でも、どこにいても主役として輝くなつの存在によって、自分が陰の役割にまわったとしても、そこでなつに意地悪したり、不貞腐れたりしないのが、夕見子の賢さ・強さである。
これまで何も考えずに思ったことを言い、やりたいことをやってきた夕見子は、なつの登場により、大いに戸惑い、思考するようになった。だからこそ、誰よりもなつのことをよく見ているし、よく理解している。
祖父のために演劇をやろうとするなつには、「あんたのそういうところ、ホントつまんない。やるんだったら、自分のためにやんなよ!」と背中を押してあげるし、なつの思いを知るからこそ、なつのノートをのぞき見する母・富士子(松嶋菜々子)を嗜めもする。
北大受験を志した理由については、「ホントは北大なんて行かなくても良いんだけどね」と言い、なつの前で本音を漏らす。
「だって負けたくないし!」「そんなの無理だとか、女のクセに無理だとか、そういう世間の目にさ」
戦災孤児の辛い経験から、最初は他人の顔色を見て必死に生きてきたなつは、柴田家でたっぷりの愛情を注がれ、明るく健気に育った。だからこそ、夕見子のこの言葉の意味が、なつにはよくわからない。その一方で夕見子は、なつという眩しい存在の登場によって、たくさん葛藤し、ときには屈折もし、思考し続けてきたことが、次のセリフからうかがえる。
「私は、なつみたいにわかりやすく戦ってないから。なつはどこに行ったって戦ってるっしょ? 私にはなーんもないから、自分が生きる場所は自分が選べるような人間になりたいのさ」
祖父をはじめとして、家族の目がなつに注がれ続けることを、同性で同い年の夕見子が何も感じないわけはない。家の中での自分の立ち位置を考え、葛藤してきた結果、勉強すること、自立することを考えたのであろう。

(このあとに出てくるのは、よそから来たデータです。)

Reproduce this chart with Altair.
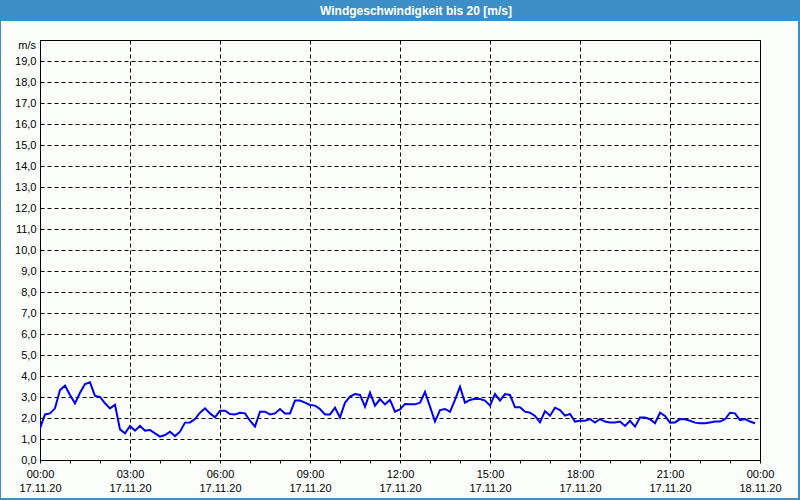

本音を言えないなつの気持ちを察し、背中を押してくれる夕見子。しかし、ワガママに見えて、その実、客観性が強く物事を俯瞰で見ているタイプの夕見子が、「〇〇嫌い」「△△したくない」という否定の論法でなく、前向きに自分の生き方・生きる道を模索するようになったのは、なつの存在があってのものだろう。
ちなみに、他者の気持ちには敏感な夕見子は、幼い頃から、なつと天陽(吉沢亮)が互いを思い合う気持ちにすぐ気づき、冷やかしていた。しかし、おそらく本人はまだ恋を全く知らなさそうなところも、実に夕見子らしい。
なつのカウンター的なヒロインとして視聴者の共感を集める夕見子が今後、どんな学問や人に出会い、どう変化していくのか。夕見子目線のもう一つの『なつぞら』に期待したい。